1. Confusing Money with Currency: Students often interchangeably use "money" and "currency." While currency is a type of money, money encompasses broader forms, including digital and commodity money.

Incorrect: "Currency serves as money in the economy."
Correct: "Currency is one form of money used in the economy."

2. Overlooking Fungibility: Students may neglect the importance of fungibility, mistakenly believing that some money units are more valuable due to their origin or appearance.

FAQ

What is the difference between money and currency?
Currency is a specific type of money, typically in the form of coins and banknotes issued by a government. Money, however, includes all items that are widely accepted as a medium of exchange, including digital money and commodities like gold.
Why is limited supply important for money?
A limited supply of money helps maintain its value and prevents inflation.

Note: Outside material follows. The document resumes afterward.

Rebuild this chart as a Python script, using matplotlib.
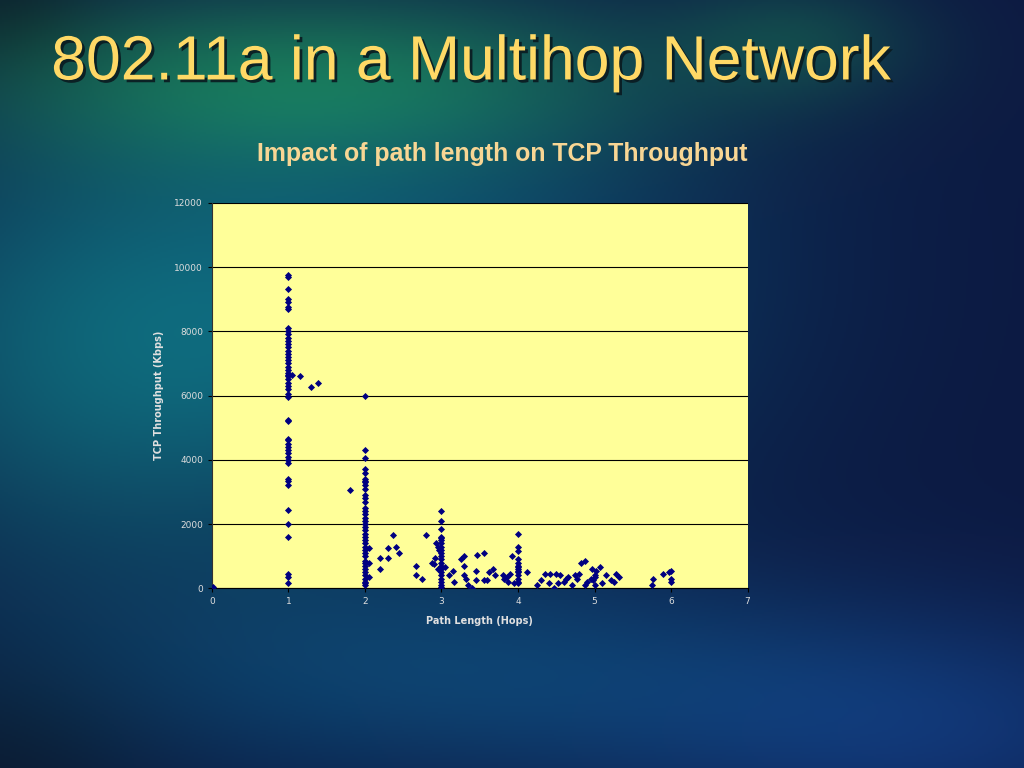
import matplotlib
matplotlib.use('Agg')
import matplotlib.pyplot as plt
import matplotlib.patheffects as pe
import numpy as np

# hop count / throughput pairs
hops_1 = [1] * 50
tput_1 = [9750, 9700, 9300, 9000, 8900, 8750, 8700, 8100, 8000, 7900,
          7800, 7700, 7600, 7500, 7400, 7300, 7200, 7100, 7000, 6900,
          6800, 6700, 6650, 6600, 6500, 6400, 6300, 6200, 6050, 5950,
          5250, 5200, 4650, 4600, 4500, 4400, 4300, 4200, 4100, 4000,
          3900, 3400, 3350, 3200, 2450, 2000, 1600, 450, 350, 150]
hops_2 = [2] * 39
tput_2 = [6000, 4300, 4050, 3700, 3600, 3400, 3350, 3300, 3200, 3100,
          2900, 2800, 2700, 2500, 2400, 2300, 2200, 2100, 2000, 1900,
          1800, 1700, 1600, 1500, 1400, 1300, 1200, 1100, 1000, 850,
          800, 700, 600, 500, 400, 300, 200, 150, 100]
hops_3 = [3] * 21
tput_3 = [2400, 2100, 1850, 1600, 1550, 1500, 1400, 1300, 1200, 1100,
          1000, 900, 800, 700, 600, 500, 400, 300, 200, 100, 50]
hops_4 = [4] * 14
tput_4 = [1700, 1300, 1150, 900, 800, 700, 650, 600, 550, 500, 400, 300, 200, 150]

# runs with averaged (non-integer) path length
hops_avg = [0, 0.02, 1.05, 1.15, 1.3, 1.38, 1.8,
            2.05, 2.05, 2.05, 2.2, 2.2, 2.3, 2.3, 2.36, 2.4, 2.45,
            2.67, 2.67, 2.75, 2.8, 2.87, 2.9, 2.92, 2.93, 2.95, 2.95, 2.97,
            3.05, 3.1, 3.15, 3.17, 3.25, 3.3, 3.3, 3.3, 3.32, 3.35, 3.4,
            3.45, 3.45, 3.47, 3.55, 3.55, 3.6, 3.62, 3.67, 3.7, 3.8, 3.82,
            3.85, 3.87, 3.9, 3.92, 3.95,
            4.12, 4.25, 4.3, 4.35, 4.4, 4.42, 4.47, 4.5, 4.52, 4.55, 4.6,
            4.63, 4.65, 4.7, 4.75, 4.77, 4.8, 4.82, 4.87, 4.88, 4.9, 4.95,
            4.97, 4.98, 5.0, 5.0, 5.0, 5.02, 5.07, 5.1, 5.15, 5.22, 5.25,
            5.28, 5.32, 5.75, 5.77, 5.9, 5.97, 6.0, 6.0, 6.0]
tput_avg = [0, 30, 6650, 6600, 6250, 6400, 3050,
            1250, 800, 350, 950, 600, 1250, 950, 1650, 1300, 1100,
            700, 400, 300, 1650, 800, 750, 950, 1400, 1300, 600, 1200,
            650, 400, 550, 200, 900, 1000, 700, 400, 300, 100, 0,
            250, 550, 1050, 1100, 250, 250, 500, 600, 400, 400, 300,
            350, 200, 450, 1000, 150,
            500, 100, 250, 450, 150, 450, 0, 450, 150, 400, 200,
            300, 350, 100, 400, 300, 450, 800, 850, 100, 200, 300,
            600, 250, 400, 350, 100, 550, 650, 150, 400, 250, 200,
            450, 350, 100, 300, 450, 500, 550, 300, 200]

x_ticks = [0, 1, 2, 3, 4, 5, 6, 7]
y_ticks = [0, 2000, 4000, 6000, 8000, 10000, 12000]

fig = plt.figure(figsize=(10.24, 7.68), dpi=100)

# slide background: navy base with teal / green glows
bg = fig.add_axes([0, 0, 1, 1])
H, W = 384, 512
yy, xx = np.mgrid[0:H, 0:W]
u = xx / W
v = yy / H
base = np.array([0.05, 0.10, 0.26])
img = np.ones((H, W, 3)) * base

def blob(cx, cy, sx, sy, col, amt):
    g = np.exp(-(((u - cx) / sx) ** 2 + ((v - cy) / sy) ** 2))
    return g[..., None] * (np.array(col) - base) * amt

img += blob(0.3, 0.1, 0.35, 0.12, [0.10, 0.40, 0.28], 0.9)
img += blob(0.12, 0.45, 0.3, 0.3, [0.06, 0.42, 0.48], 0.85)
img += blob(0.45, 0.35, 0.3, 0.3, [0.05, 0.34, 0.48], 0.6)
img += blob(0.45, 0.88, 0.4, 0.15, [0.05, 0.33, 0.52], 0.6)
img += blob(0.78, 0.05, 0.12, 0.08, [0.08, 0.33, 0.30], 0.6)
img += blob(0.9, 0.95, 0.3, 0.15, [0.08, 0.25, 0.55], 0.6)
img += blob(0.0, 0.0, 0.1, 0.1, [0.04, 0.06, 0.15], 0.8)
img += blob(0.0, 1.0, 0.15, 0.15, [0.04, 0.08, 0.15], 0.7)
img = np.clip(img, 0, 1)
bg.imshow(img, aspect='auto', extent=[0, 1, 0, 1], origin='upper')
bg.set_xlim(0, 1)
bg.set_ylim(0, 1)
bg.axis('off')

fig.text(0.05, 0.918, '802.11a in a Multihop Network', color='#FFD966',
         fontsize=45, va='center', ha='left', family='Liberation Sans',
         path_effects=[pe.withSimplePatchShadow(offset=(2, -2), shadow_rgbFace='#0a1a20', alpha=0.9)])

fig.text(0.49, 0.8, 'Impact of path length on TCP Throughput', color='#F8D694',
         fontsize=17.9, fontweight='bold', ha='center', va='center', family='Liberation Sans')

ax = fig.add_axes([0.207, 0.234, 0.523, 0.502])
ax.set_facecolor('#FFFF99')

all_x = hops_1 + hops_2 + hops_3 + hops_4 + hops_avg
all_y = tput_1 + tput_2 + tput_3 + tput_4 + tput_avg
ax.scatter(all_x, all_y, marker='D', s=13, color='#000080', zorder=3, linewidths=0)

ax.set_xlim(0, 7)
ax.set_ylim(0, 12000)
ax.set_xticks(x_ticks)
ax.set_yticks(y_ticks)
ax.yaxis.grid(True, color='black', linewidth=0.8)
ax.set_axisbelow(True)
for side in ['top', 'right']:
    ax.spines[side].set_visible(False)
ax.spines['left'].set_color('#333333')
ax.spines['bottom'].set_color('black')
ax.tick_params(axis='both', colors='#dddddd', labelsize=6.5, length=3, direction='out')
ax.tick_params(axis='both', color='black')

ax.set_xlabel('Path Length (Hops)', color='#e0e0e0', fontsize=7, fontweight='bold', labelpad=7)
ax.set_ylabel('TCP Throughput (Kbps)', color='#e0e0e0', fontsize=7, fontweight='bold', labelpad=7)

fig.savefig('out.png', dpi=100)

If too much money is available, it can lead to a decrease in purchasing power.
How does durability affect the functionality of money?
Durable money lasts longer and reduces the need for frequent replacement, ensuring reliability and stability in transactions over time.
What role does acceptability play in the effectiveness of money?
Acceptability ensures that money is widely recognized and trusted as a medium of exchange, facilitating smooth and efficient economic transactions.
Can digital money possess all the characteristics of traditional money?
Yes, digital money can possess characteristics like portability, divisibility, and fungibility. However, aspects like durability and recognizability are handled differently compared to physical money.